━━ Data lines
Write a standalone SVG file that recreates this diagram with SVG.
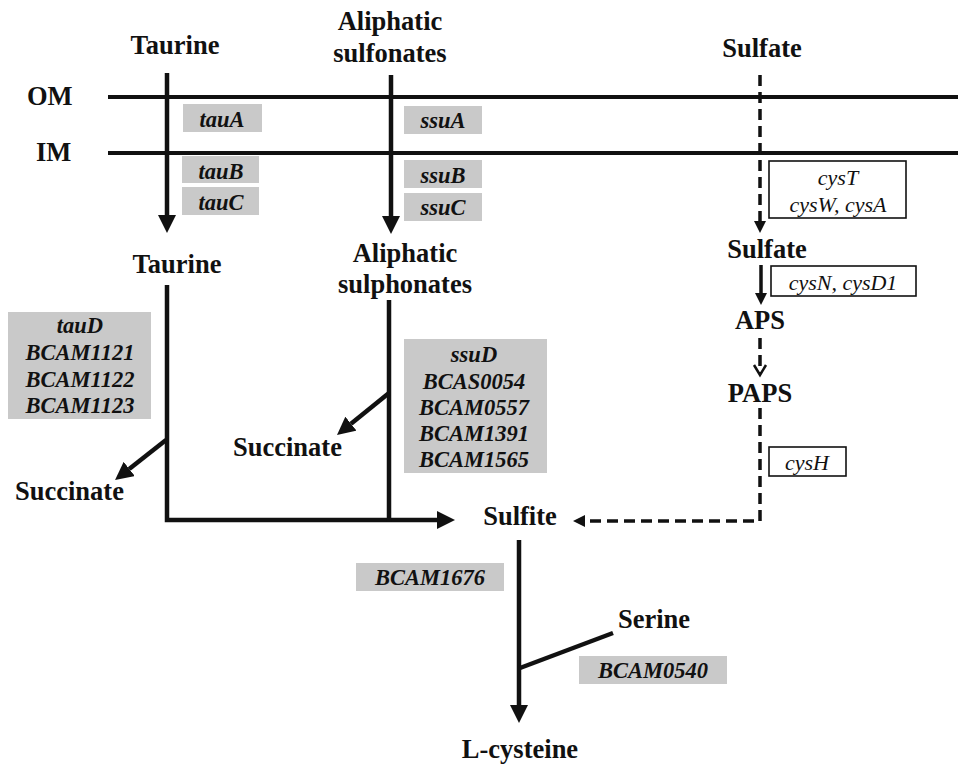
<svg xmlns="http://www.w3.org/2000/svg" width="958" height="766" viewBox="0 0 958 766">
<style>
.lbl{font-family:'Liberation Serif',serif;font-weight:bold;font-size:26.5px;fill:#111}
.c{text-anchor:middle}
.gene{font-family:'Liberation Serif',serif;font-weight:bold;font-style:italic;font-size:22.5px;fill:#111;text-anchor:middle}
.cys{font-family:'Liberation Serif',serif;font-style:italic;font-size:22px;fill:#111;text-anchor:middle}
.gbox{fill:#c9c9c9}
.wbox{fill:#fff;stroke:#111;stroke-width:1.6}
.mem{stroke:#111;stroke-width:4;fill:none}
.sol{stroke:#111;stroke-width:4.5;fill:none}
.dash{stroke:#111;stroke-width:3.5;fill:none;stroke-dasharray:11,6}
.thin{stroke:#111;stroke-width:3.5;fill:none}
</style>
<defs>
<marker id="ah" markerWidth="18" markerHeight="18" refX="0" refY="9" orient="auto" markerUnits="userSpaceOnUse" viewBox="0 0 18 18"><path d="M0,0 L18,9 L0,18 z" fill="#111"/></marker>
<marker id="as" markerWidth="12" markerHeight="12" refX="0" refY="6" orient="auto" markerUnits="userSpaceOnUse" viewBox="0 0 12 12"><path d="M0,0 L12,6 L0,12 z" fill="#111"/></marker>
</defs>
<g id="membranes">
<line class="mem" x1="108" y1="97" x2="958" y2="97"/>
<line class="mem" x1="108" y1="153" x2="958" y2="153"/>
<text class="lbl" x="27" y="105">OM</text>
<text class="lbl" x="36" y="161">IM</text>
</g>
<g id="connectors">
<line class="sol" x1="167" y1="73" x2="167" y2="215" marker-end="url(#ah)"/>
<line class="sol" x1="391" y1="75" x2="391" y2="216" marker-end="url(#ah)"/>
<line class="dash" x1="760" y1="75" x2="760" y2="221" marker-end="url(#as)"/>
<path class="sol" d="M167,285 V520 H437" marker-end="url(#ah)"/>
<line class="sol" x1="389" y1="300" x2="389" y2="522"/>
<line class="sol" x1="166" y1="440" x2="129.2" y2="468.9" marker-end="url(#ah)"/>
<line class="sol" x1="389" y1="393" x2="351" y2="423.7" marker-end="url(#ah)"/>
<line class="thin" x1="761" y1="265" x2="761" y2="293" marker-end="url(#as)"/>
<line class="dash" x1="760" y1="338" x2="760" y2="373"/>
<polyline points="754,365 760,375 766,365" fill="none" stroke="#111" stroke-width="2.5"/>
<path class="dash" d="M760,408 V521 H585" marker-end="url(#as)"/>
<line class="sol" x1="519" y1="540" x2="519" y2="705" marker-end="url(#ah)"/>
<line class="sol" x1="520" y1="668" x2="613" y2="633"/>
</g>
<g id="taurine-out"><text class="lbl c" x="175" y="54">Taurine</text></g>
<g id="aliphatic-out"><text class="lbl c" x="390" y="30">Aliphatic</text><text class="lbl c" x="390" y="62">sulfonates</text></g>
<g id="sulfate-out"><text class="lbl c" x="762" y="57">Sulfate</text></g>
<g id="tauA"><rect class="gbox" x="183" y="104" width="79" height="28"/><text class="gene" x="222" y="127">tauA</text></g>
<g id="tauB"><rect class="gbox" x="182" y="156" width="77" height="27"/><text class="gene" x="221" y="179">tauB</text></g>
<g id="tauC"><rect class="gbox" x="182" y="187" width="77" height="28"/><text class="gene" x="221" y="210">tauC</text></g>
<g id="ssuA"><rect class="gbox" x="404" y="106" width="78" height="28"/><text class="gene" x="443" y="128">ssuA</text></g>
<g id="ssuB"><rect class="gbox" x="404" y="160" width="78" height="28"/><text class="gene" x="443" y="183">ssuB</text></g>
<g id="ssuC"><rect class="gbox" x="404" y="193" width="78" height="28"/><text class="gene" x="443" y="215">ssuC</text></g>
<g id="cysTWA"><rect class="wbox" x="769" y="161" width="137" height="57"/><text class="cys" x="838" y="185">cysT</text><text class="cys" x="838" y="212">cysW, cysA</text></g>
<g id="taurine-in"><text class="lbl c" x="177" y="273">Taurine</text></g>
<g id="aliphatic-in"><text class="lbl c" x="405" y="262">Aliphatic</text><text class="lbl c" x="405" y="293">sulphonates</text></g>
<g id="sulfate-in"><text class="lbl c" x="767" y="258">Sulfate</text></g>
<g id="cysND"><rect class="wbox" x="771" y="266" width="145" height="30"/><text class="cys" x="843" y="290">cysN, cysD1</text></g>
<g id="aps"><text class="lbl c" x="760" y="329">APS</text></g>
<g id="paps"><text class="lbl c" x="760" y="402">PAPS</text></g>
<g id="cysH"><rect class="wbox" x="769" y="447" width="77" height="29"/><text class="cys" x="807" y="470">cysH</text></g>
<g id="tauD"><rect class="gbox" x="8" y="312" width="143" height="107"/>
<text class="gene" x="80" y="333">tauD</text><text class="gene" x="80" y="360">BCAM1121</text><text class="gene" x="80" y="387">BCAM1122</text><text class="gene" x="80" y="413">BCAM1123</text></g>
<g id="ssuD"><rect class="gbox" x="404" y="339" width="143" height="134"/>
<text class="gene" x="474" y="362">ssuD</text><text class="gene" x="474" y="389">BCAS0054</text><text class="gene" x="474" y="415">BCAM0557</text><text class="gene" x="474" y="441">BCAM1391</text><text class="gene" x="474" y="467">BCAM1565</text></g>
<g id="succinate-1"><text class="lbl" x="15" y="500">Succinate</text></g>
<g id="succinate-2"><text class="lbl" x="233" y="456">Succinate</text></g>
<g id="sulfite"><text class="lbl c" x="520" y="525">Sulfite</text></g>
<g id="BCAM1676"><rect class="gbox" x="356" y="563" width="148" height="28"/><text class="gene" x="430" y="585">BCAM1676</text></g>
<g id="serine"><text class="lbl" x="618" y="628">Serine</text></g>
<g id="BCAM0540"><rect class="gbox" x="579" y="656" width="148" height="28"/><text class="gene" x="653" y="678">BCAM0540</text></g>
<g id="lcysteine"><text class="lbl c" x="520" y="758">L-cysteine</text></g>
</svg>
━━━━
→ Problem
Make an exact copy of all the material, but keep the pictures out of it.

→ Output below
Write a standalone SVG file that recreates this diagram with SVG.
<svg xmlns="http://www.w3.org/2000/svg" width="958" height="766" viewBox="0 0 958 766">
<style>
.lbl{font-family:'Liberation Serif',serif;font-weight:bold;font-size:26.5px;fill:#111}
.c{text-anchor:middle}
.gene{font-family:'Liberation Serif',serif;font-weight:bold;font-style:italic;font-size:22.5px;fill:#111;text-anchor:middle}
.cys{font-family:'Liberation Serif',serif;font-style:italic;font-size:22px;fill:#111;text-anchor:middle}
.gbox{fill:#c9c9c9}
.wbox{fill:#fff;stroke:#111;stroke-width:1.6}
.mem{stroke:#111;stroke-width:4;fill:none}
.sol{stroke:#111;stroke-width:4.5;fill:none}
.dash{stroke:#111;stroke-width:3.5;fill:none;stroke-dasharray:11,6}
.thin{stroke:#111;stroke-width:3.5;fill:none}
</style>
<defs>
<marker id="ah" markerWidth="18" markerHeight="18" refX="0" refY="9" orient="auto" markerUnits="userSpaceOnUse" viewBox="0 0 18 18"><path d="M0,0 L18,9 L0,18 z" fill="#111"/></marker>
<marker id="as" markerWidth="12" markerHeight="12" refX="0" refY="6" orient="auto" markerUnits="userSpaceOnUse" viewBox="0 0 12 12"><path d="M0,0 L12,6 L0,12 z" fill="#111"/></marker>
</defs>
<g id="membranes">
<line class="mem" x1="108" y1="97" x2="958" y2="97"/>
<line class="mem" x1="108" y1="153" x2="958" y2="153"/>
<text class="lbl" x="27" y="105">OM</text>
<text class="lbl" x="36" y="161">IM</text>
</g>
<g id="connectors">
<line class="sol" x1="167" y1="73" x2="167" y2="215" marker-end="url(#ah)"/>
<line class="sol" x1="391" y1="75" x2="391" y2="216" marker-end="url(#ah)"/>
<line class="dash" x1="760" y1="75" x2="760" y2="221" marker-end="url(#as)"/>
<path class="sol" d="M167,285 V520 H437" marker-end="url(#ah)"/>
<line class="sol" x1="389" y1="300" x2="389" y2="522"/>
<line class="sol" x1="166" y1="440" x2="129.2" y2="468.9" marker-end="url(#ah)"/>
<line class="sol" x1="389" y1="393" x2="351" y2="423.7" marker-end="url(#ah)"/>
<line class="thin" x1="761" y1="265" x2="761" y2="293" marker-end="url(#as)"/>
<line class="dash" x1="760" y1="338" x2="760" y2="373"/>
<polyline points="754,365 760,375 766,365" fill="none" stroke="#111" stroke-width="2.5"/>
<path class="dash" d="M760,408 V521 H585" marker-end="url(#as)"/>
<line class="sol" x1="519" y1="540" x2="519" y2="705" marker-end="url(#ah)"/>
<line class="sol" x1="520" y1="668" x2="613" y2="633"/>
</g>
<g id="taurine-out"><text class="lbl c" x="175" y="54">Taurine</text></g>
<g id="aliphatic-out"><text class="lbl c" x="390" y="30">Aliphatic</text><text class="lbl c" x="390" y="62">sulfonates</text></g>
<g id="sulfate-out"><text class="lbl c" x="762" y="57">Sulfate</text></g>
<g id="tauA"><rect class="gbox" x="183" y="104" width="79" height="28"/><text class="gene" x="222" y="127">tauA</text></g>
<g id="tauB"><rect class="gbox" x="182" y="156" width="77" height="27"/><text class="gene" x="221" y="179">tauB</text></g>
<g id="tauC"><rect class="gbox" x="182" y="187" width="77" height="28"/><text class="gene" x="221" y="210">tauC</text></g>
<g id="ssuA"><rect class="gbox" x="404" y="106" width="78" height="28"/><text class="gene" x="443" y="128">ssuA</text></g>
<g id="ssuB"><rect class="gbox" x="404" y="160" width="78" height="28"/><text class="gene" x="443" y="183">ssuB</text></g>
<g id="ssuC"><rect class="gbox" x="404" y="193" width="78" height="28"/><text class="gene" x="443" y="215">ssuC</text></g>
<g id="cysTWA"><rect class="wbox" x="769" y="161" width="137" height="57"/><text class="cys" x="838" y="185">cysT</text><text class="cys" x="838" y="212">cysW, cysA</text></g>
<g id="taurine-in"><text class="lbl c" x="177" y="273">Taurine</text></g>
<g id="aliphatic-in"><text class="lbl c" x="405" y="262">Aliphatic</text><text class="lbl c" x="405" y="293">sulphonates</text></g>
<g id="sulfate-in"><text class="lbl c" x="767" y="258">Sulfate</text></g>
<g id="cysND"><rect class="wbox" x="771" y="266" width="145" height="30"/><text class="cys" x="843" y="290">cysN, cysD1</text></g>
<g id="aps"><text class="lbl c" x="760" y="329">APS</text></g>
<g id="paps"><text class="lbl c" x="760" y="402">PAPS</text></g>
<g id="cysH"><rect class="wbox" x="769" y="447" width="77" height="29"/><text class="cys" x="807" y="470">cysH</text></g>
<g id="tauD"><rect class="gbox" x="8" y="312" width="143" height="107"/>
<text class="gene" x="80" y="333">tauD</text><text class="gene" x="80" y="360">BCAM1121</text><text class="gene" x="80" y="387">BCAM1122</text><text class="gene" x="80" y="413">BCAM1123</text></g>
<g id="ssuD"><rect class="gbox" x="404" y="339" width="143" height="134"/>
<text class="gene" x="474" y="362">ssuD</text><text class="gene" x="474" y="389">BCAS0054</text><text class="gene" x="474" y="415">BCAM0557</text><text class="gene" x="474" y="441">BCAM1391</text><text class="gene" x="474" y="467">BCAM1565</text></g>
<g id="succinate-1"><text class="lbl" x="15" y="500">Succinate</text></g>
<g id="succinate-2"><text class="lbl" x="233" y="456">Succinate</text></g>
<g id="sulfite"><text class="lbl c" x="520" y="525">Sulfite</text></g>
<g id="BCAM1676"><rect class="gbox" x="356" y="563" width="148" height="28"/><text class="gene" x="430" y="585">BCAM1676</text></g>
<g id="serine"><text class="lbl" x="618" y="628">Serine</text></g>
<g id="BCAM0540"><rect class="gbox" x="579" y="656" width="148" height="28"/><text class="gene" x="653" y="678">BCAM0540</text></g>
<g id="lcysteine"><text class="lbl c" x="520" y="758">L-cysteine</text></g>
</svg>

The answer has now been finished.